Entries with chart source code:
-- -- --

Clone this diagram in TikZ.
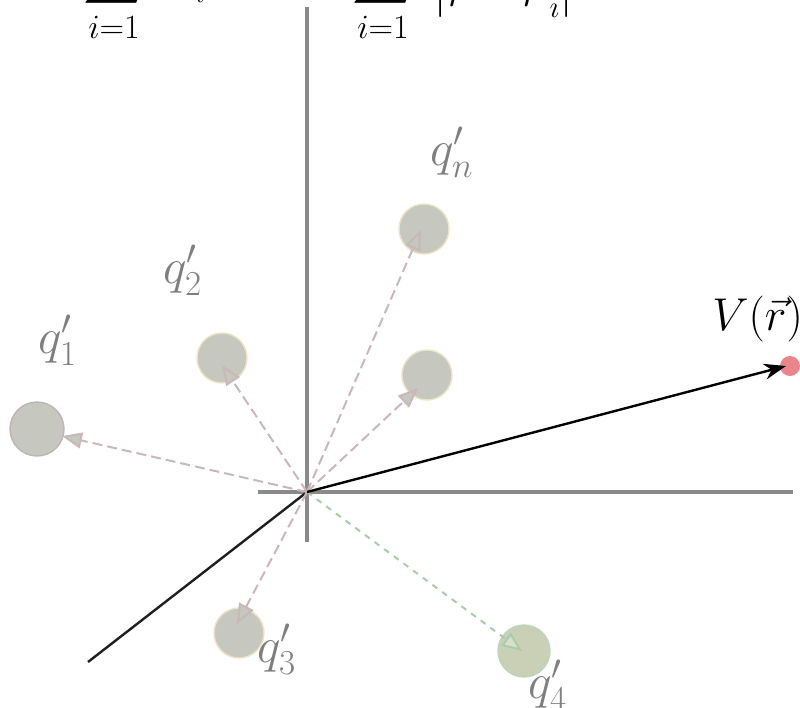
\RequirePackage{fix-cm}
\documentclass[tikz,border=0pt]{standalone}
\usepackage{graphicx}
\usetikzlibrary{arrows.meta}
\definecolor{axisgrey}{HTML}{8A8A8A}
\definecolor{qfill}{HTML}{C6C7BE}
\definecolor{qedgeA}{HTML}{BFB4B4}
\definecolor{qedgeY}{HTML}{ECE4C6}
\definecolor{qfourfill}{HTML}{CAD0B6}
\definecolor{qfouredge}{HTML}{BCD6BC}
\definecolor{dashpink}{HTML}{C9B7BA}
\definecolor{dashgreen}{HTML}{A9CCA9}
\definecolor{labelgrey}{HTML}{7F7F7F}
\definecolor{reddot}{HTML}{E9858B}
\begin{document}
\begin{tikzpicture}[x=0.5pt,y=-0.5pt,
  charge/.style={circle, fill=qfill, draw=qedgeY, line width=0.7pt, minimum size=25pt, inner sep=0pt},
  qlabel/.style={text=labelgrey, inner sep=0pt, anchor=base west, font=\fontsize{25}{30}\selectfont},
  formula/.style={inner sep=0pt, font=\fontsize{22}{26}\selectfont},
  limit/.style={inner sep=0pt, anchor=base, font=\fontsize{17}{20}\selectfont},
  bigsum/.style={inner sep=0pt, anchor=south},
  axis/.style={draw=axisgrey, line width=2pt},
  field/.style={draw=dashpink, line width=1pt, dash pattern=on 5pt off 2.5pt,
    -{Triangle[length=10pt,width=8pt,fill=qfill]}},
  fieldg/.style={draw=dashgreen, line width=1pt, dash pattern=on 3pt off 3pt,
    -{Triangle[length=10pt,width=8pt,fill=qfourfill!70!white]}}
]
\clip (0,0) rectangle (800,708);

% cut-off formula at the top
\node[bigsum] (s1) at (114,8) {\scalebox{2.1}{$\displaystyle\sum$}};
\node[limit] (s1l) at (114,38) {$i{=}1$};
\node[formula, anchor=south west] (vi) at (170,3) {$V_i$};
\node[bigsum] (s2) at (383,8) {\scalebox{2.1}{$\displaystyle\sum$}};
\node[limit] (s2l) at (383,38) {$i{=}1$};
\node[formula, anchor=south] (fr) at (504,18) {$\displaystyle\frac{k\,q'_i}{|\vec r-\vec r\,'_i|}$};

% axes
\coordinate (O) at (307,492);
\coordinate (ytop) at (307,7);
\coordinate (ybot) at (307,542);
\coordinate (xl) at (258,492);
\coordinate (xr) at (793,492);
\coordinate (zend) at (88,662);
\draw[axis] (ytop) -- (ybot);
\draw[axis] (xl) -- (xr);
\draw[black!88, line width=1.2pt] (O) -- (zend);

% charges
\node[charge, draw=qedgeA, minimum size=27pt] (q1) at (37,429) {};
\node[charge] (q2) at (222,358) {};
\node[charge] (qn) at (424,229) {};
\node[charge] (qm) at (427,375) {};
\node[charge] (q3) at (239,633) {};
\node[charge, fill=qfourfill, draw=qfouredge, minimum size=26pt] (q4) at (524,651) {};
\node[circle, fill=reddot, minimum size=10pt, inner sep=0pt] (P) at (790,366) {};

% arrow tips
\coordinate (t1) at (62,436);
\coordinate (t2) at (222,365);
\coordinate (tn) at (421,230);
\coordinate (tm) at (418,388);
\coordinate (t3) at (237,624);
\coordinate (t4) at (522,651);
\coordinate (tP) at (786,366);

\draw[field] (O) -- (t1);
\draw[field] (O) -- (t2);
\draw[field] (O) -- (tn);
\draw[field] (O) -- (tm);
\draw[field] (O) -- (t3);
\draw[fieldg] (O) -- (t4);
\draw[black, line width=1.2pt, -{Stealth[length=11pt,width=8pt]}] (O) -- (tP);

% labels
\node[qlabel] (l1) at (38,353) {$q'_1$};
\node[qlabel] (l2) at (163,283) {$q'_2$};
\node[qlabel] (ln) at (430,165) {$q'_n$};
\node[qlabel] (l3) at (257,662) {$q'_3$};
\node[qlabel] (l4) at (528,698) {$q'_4$};
\node[qlabel, text=black, font=\fontsize{23}{28}\selectfont] (lV) at (712,330) {$V(\vec r)$};
\end{tikzpicture}
\end{document}
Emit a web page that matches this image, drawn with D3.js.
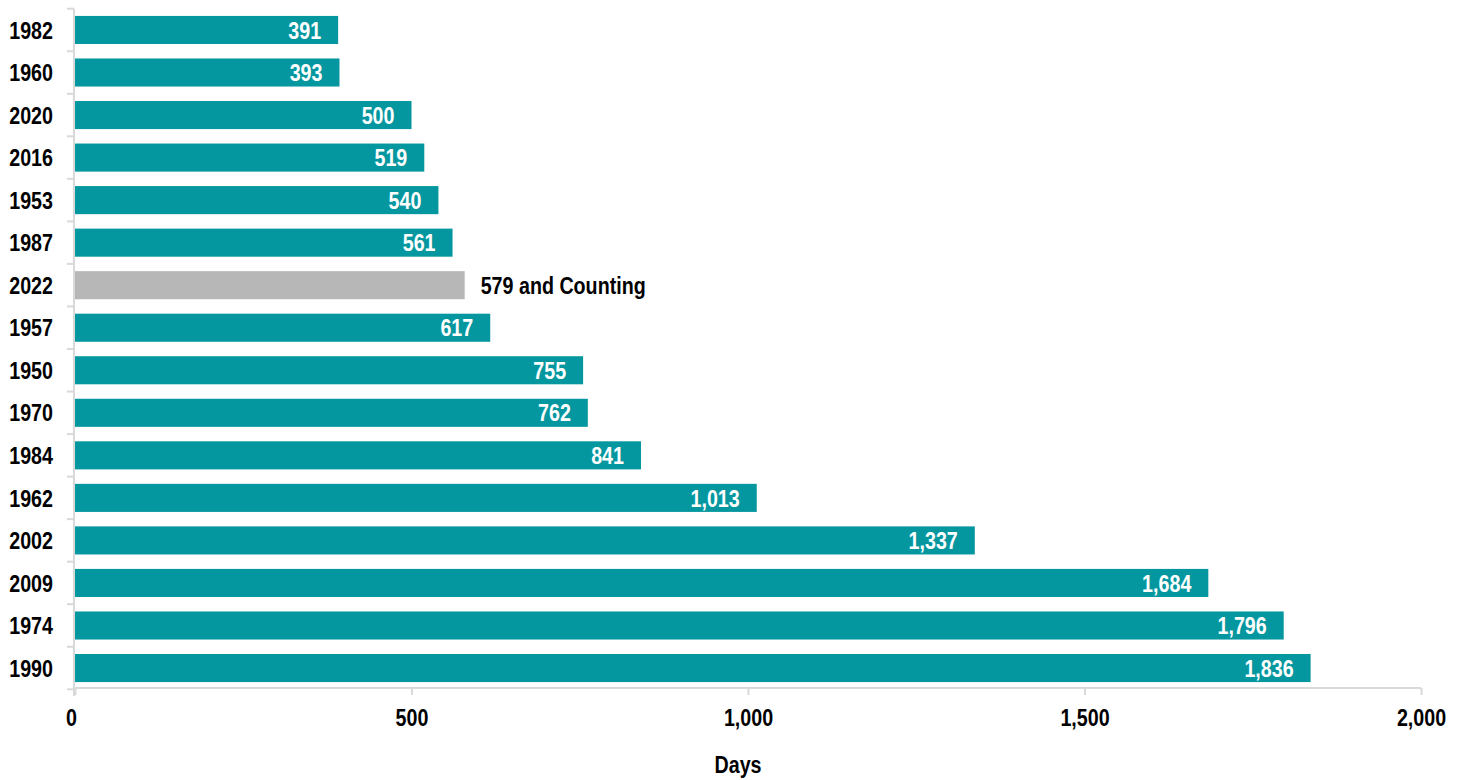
<!DOCTYPE html>
<html><head><meta charset="utf-8">
<script src="https://cdn.jsdelivr.net/npm/d3@7"></script>
<style>
body{margin:0;background:#fff;}
text{font-family:"Liberation Sans Narrow","Arial Narrow","Liberation Sans",Arial,sans-serif;font-weight:bold;}
</style></head>
<body><svg id="c" width="1462" height="780"></svg>
<script>
const categories = ["1982","1960","2020","2016","1953","1987","2022","1957","1950","1970","1984","1962","2002","2009","1974","1990"];
const days = [391,393,500,519,540,561,579,617,755,762,841,1013,1337,1684,1796,1836];
const highlight = "2022";
const highlightLabel = " and Counting";
const xTicks = [0,500,1000,1500,2000];
const xTitle = "Days";

const svg = d3.select("#c");
const x = d3.scaleLinear().domain([0,2000]).range([75,1421]);
const y = d3.scaleBand().domain(categories).range([8.7,689.3]).paddingInner(0.34).paddingOuter(0.17);
const fmt = d3.format(",");
const teal = "#05979f", grey = "#b7b7b7", axisCol = "#d9d9d9";
const SX = 0.82, FS = 24;

// bars
svg.selectAll("rect.bar").data(categories).enter().append("rect")
  .attr("x", x(0)).attr("y", d=>y(d))
  .attr("width", (d,i)=>x(days[i])-x(0)).attr("height", y.bandwidth())
  .attr("fill", d=> d===highlight?grey:teal);

// labels
svg.selectAll("text.val").data(categories).enter().append("text")
  .attr("transform", (d,i)=>`translate(${d===highlight ? x(days[i])+16 : x(days[i])-17},${y(d)+y.bandwidth()/2}) scale(${SX},1)`)
  .attr("dy","0.36em")
  .attr("text-anchor", d=> d===highlight?"start":"end")
  .attr("fill", d=> d===highlight?"#000":"#fff")
  .attr("font-size", FS)
  .text((d,i)=> d===highlight ? fmt(days[i])+highlightLabel : fmt(days[i]));

// y axis
const yAxisG = svg.append("g");
yAxisG.append("line").attr("x1",74).attr("x2",74).attr("y1",8.7).attr("y2",696).attr("stroke",axisCol).attr("stroke-width",2);
const bounds = categories.map(d=>y(d)-y.step()*y.paddingInner()/2);
bounds.push(689.3);
yAxisG.selectAll("line.t").data(bounds).enter().append("line")
  .attr("x1",67).attr("x2",74).attr("y1",d=>d).attr("y2",d=>d)
  .attr("stroke",axisCol).attr("stroke-width",2);
yAxisG.selectAll("text").data(categories).enter().append("text")
  .attr("transform", d=>`translate(53,${y(d)+y.bandwidth()/2}) scale(${SX},1)`).attr("dy","0.36em")
  .attr("text-anchor","end").attr("font-size",FS).attr("fill","#000").text(d=>d);

// x axis
const xAxisG = svg.append("g").attr("transform","translate(0,688)");
const xa = d3.axisBottom(x).tickValues(xTicks).tickFormat(fmt).tickSize(7).tickPadding(14);
xAxisG.call(xa);
xAxisG.select(".domain").attr("stroke",axisCol).attr("stroke-width",2).attr("d","M74,0H1421");
xAxisG.selectAll(".tick line").attr("stroke",axisCol).attr("stroke-width",2);
xAxisG.selectAll(".tick text").attr("font-size",FS).attr("fill","#000")
  .attr("font-family",'"Liberation Sans Narrow","Arial Narrow","Liberation Sans",Arial,sans-serif').attr("font-weight","bold")
  .attr("transform",`scale(${SX},1)`)
  .attr("x", d=> (d===0?-4:0)/SX);

svg.append("text").attr("transform",`translate(738,773) scale(${SX},1)`).attr("text-anchor","middle")
  .attr("font-size",FS).attr("fill","#000").text(xTitle);
</script></body></html>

-- -- --

▸ **PROBLEM DETAILS**: Retype every record above exactly as written, but leave out the pictures.

▸ **WRITTEN SOLUTION**:
Clone this diagram in TikZ.
\RequirePackage{fix-cm}
\documentclass[tikz,border=0pt]{standalone}
\usepackage{graphicx}
\usetikzlibrary{arrows.meta}
\definecolor{axisgrey}{HTML}{8A8A8A}
\definecolor{qfill}{HTML}{C6C7BE}
\definecolor{qedgeA}{HTML}{BFB4B4}
\definecolor{qedgeY}{HTML}{ECE4C6}
\definecolor{qfourfill}{HTML}{CAD0B6}
\definecolor{qfouredge}{HTML}{BCD6BC}
\definecolor{dashpink}{HTML}{C9B7BA}
\definecolor{dashgreen}{HTML}{A9CCA9}
\definecolor{labelgrey}{HTML}{7F7F7F}
\definecolor{reddot}{HTML}{E9858B}
\begin{document}
\begin{tikzpicture}[x=0.5pt,y=-0.5pt,
  charge/.style={circle, fill=qfill, draw=qedgeY, line width=0.7pt, minimum size=25pt, inner sep=0pt},
  qlabel/.style={text=labelgrey, inner sep=0pt, anchor=base west, font=\fontsize{25}{30}\selectfont},
  formula/.style={inner sep=0pt, font=\fontsize{22}{26}\selectfont},
  limit/.style={inner sep=0pt, anchor=base, font=\fontsize{17}{20}\selectfont},
  bigsum/.style={inner sep=0pt, anchor=south},
  axis/.style={draw=axisgrey, line width=2pt},
  field/.style={draw=dashpink, line width=1pt, dash pattern=on 5pt off 2.5pt,
    -{Triangle[length=10pt,width=8pt,fill=qfill]}},
  fieldg/.style={draw=dashgreen, line width=1pt, dash pattern=on 3pt off 3pt,
    -{Triangle[length=10pt,width=8pt,fill=qfourfill!70!white]}}
]
\clip (0,0) rectangle (800,708);

% cut-off formula at the top
\node[bigsum] (s1) at (114,8) {\scalebox{2.1}{$\displaystyle\sum$}};
\node[limit] (s1l) at (114,38) {$i{=}1$};
\node[formula, anchor=south west] (vi) at (170,3) {$V_i$};
\node[bigsum] (s2) at (383,8) {\scalebox{2.1}{$\displaystyle\sum$}};
\node[limit] (s2l) at (383,38) {$i{=}1$};
\node[formula, anchor=south] (fr) at (504,18) {$\displaystyle\frac{k\,q'_i}{|\vec r-\vec r\,'_i|}$};

% axes
\coordinate (O) at (307,492);
\coordinate (ytop) at (307,7);
\coordinate (ybot) at (307,542);
\coordinate (xl) at (258,492);
\coordinate (xr) at (793,492);
\coordinate (zend) at (88,662);
\draw[axis] (ytop) -- (ybot);
\draw[axis] (xl) -- (xr);
\draw[black!88, line width=1.2pt] (O) -- (zend);

% charges
\node[charge, draw=qedgeA, minimum size=27pt] (q1) at (37,429) {};
\node[charge] (q2) at (222,358) {};
\node[charge] (qn) at (424,229) {};
\node[charge] (qm) at (427,375) {};
\node[charge] (q3) at (239,633) {};
\node[charge, fill=qfourfill, draw=qfouredge, minimum size=26pt] (q4) at (524,651) {};
\node[circle, fill=reddot, minimum size=10pt, inner sep=0pt] (P) at (790,366) {};

% arrow tips
\coordinate (t1) at (62,436);
\coordinate (t2) at (222,365);
\coordinate (tn) at (421,230);
\coordinate (tm) at (418,388);
\coordinate (t3) at (237,624);
\coordinate (t4) at (522,651);
\coordinate (tP) at (786,366);

\draw[field] (O) -- (t1);
\draw[field] (O) -- (t2);
\draw[field] (O) -- (tn);
\draw[field] (O) -- (tm);
\draw[field] (O) -- (t3);
\draw[fieldg] (O) -- (t4);
\draw[black, line width=1.2pt, -{Stealth[length=11pt,width=8pt]}] (O) -- (tP);

% labels
\node[qlabel] (l1) at (38,353) {$q'_1$};
\node[qlabel] (l2) at (163,283) {$q'_2$};
\node[qlabel] (ln) at (430,165) {$q'_n$};
\node[qlabel] (l3) at (257,662) {$q'_3$};
\node[qlabel] (l4) at (528,698) {$q'_4$};
\node[qlabel, text=black, font=\fontsize{23}{28}\selectfont] (lV) at (712,330) {$V(\vec r)$};
\end{tikzpicture}
\end{document}
Emit a web page that matches this image, drawn with D3.js.
<!DOCTYPE html>
<html><head><meta charset="utf-8">
<script src="https://cdn.jsdelivr.net/npm/d3@7"></script>
<style>
body{margin:0;background:#fff;}
text{font-family:"Liberation Sans Narrow","Arial Narrow","Liberation Sans",Arial,sans-serif;font-weight:bold;}
</style></head>
<body><svg id="c" width="1462" height="780"></svg>
<script>
const categories = ["1982","1960","2020","2016","1953","1987","2022","1957","1950","1970","1984","1962","2002","2009","1974","1990"];
const days = [391,393,500,519,540,561,579,617,755,762,841,1013,1337,1684,1796,1836];
const highlight = "2022";
const highlightLabel = " and Counting";
const xTicks = [0,500,1000,1500,2000];
const xTitle = "Days";

const svg = d3.select("#c");
const x = d3.scaleLinear().domain([0,2000]).range([75,1421]);
const y = d3.scaleBand().domain(categories).range([8.7,689.3]).paddingInner(0.34).paddingOuter(0.17);
const fmt = d3.format(",");
const teal = "#05979f", grey = "#b7b7b7", axisCol = "#d9d9d9";
const SX = 0.82, FS = 24;

// bars
svg.selectAll("rect.bar").data(categories).enter().append("rect")
  .attr("x", x(0)).attr("y", d=>y(d))
  .attr("width", (d,i)=>x(days[i])-x(0)).attr("height", y.bandwidth())
  .attr("fill", d=> d===highlight?grey:teal);

// labels
svg.selectAll("text.val").data(categories).enter().append("text")
  .attr("transform", (d,i)=>`translate(${d===highlight ? x(days[i])+16 : x(days[i])-17},${y(d)+y.bandwidth()/2}) scale(${SX},1)`)
  .attr("dy","0.36em")
  .attr("text-anchor", d=> d===highlight?"start":"end")
  .attr("fill", d=> d===highlight?"#000":"#fff")
  .attr("font-size", FS)
  .text((d,i)=> d===highlight ? fmt(days[i])+highlightLabel : fmt(days[i]));

// y axis
const yAxisG = svg.append("g");
yAxisG.append("line").attr("x1",74).attr("x2",74).attr("y1",8.7).attr("y2",696).attr("stroke",axisCol).attr("stroke-width",2);
const bounds = categories.map(d=>y(d)-y.step()*y.paddingInner()/2);
bounds.push(689.3);
yAxisG.selectAll("line.t").data(bounds).enter().append("line")
  .attr("x1",67).attr("x2",74).attr("y1",d=>d).attr("y2",d=>d)
  .attr("stroke",axisCol).attr("stroke-width",2);
yAxisG.selectAll("text").data(categories).enter().append("text")
  .attr("transform", d=>`translate(53,${y(d)+y.bandwidth()/2}) scale(${SX},1)`).attr("dy","0.36em")
  .attr("text-anchor","end").attr("font-size",FS).attr("fill","#000").text(d=>d);

// x axis
const xAxisG = svg.append("g").attr("transform","translate(0,688)");
const xa = d3.axisBottom(x).tickValues(xTicks).tickFormat(fmt).tickSize(7).tickPadding(14);
xAxisG.call(xa);
xAxisG.select(".domain").attr("stroke",axisCol).attr("stroke-width",2).attr("d","M74,0H1421");
xAxisG.selectAll(".tick line").attr("stroke",axisCol).attr("stroke-width",2);
xAxisG.selectAll(".tick text").attr("font-size",FS).attr("fill","#000")
  .attr("font-family",'"Liberation Sans Narrow","Arial Narrow","Liberation Sans",Arial,sans-serif').attr("font-weight","bold")
  .attr("transform",`scale(${SX},1)`)
  .attr("x", d=> (d===0?-4:0)/SX);

svg.append("text").attr("transform",`translate(738,773) scale(${SX},1)`).attr("text-anchor","middle")
  .attr("font-size",FS).attr("fill","#000").text(xTitle);
</script></body></html>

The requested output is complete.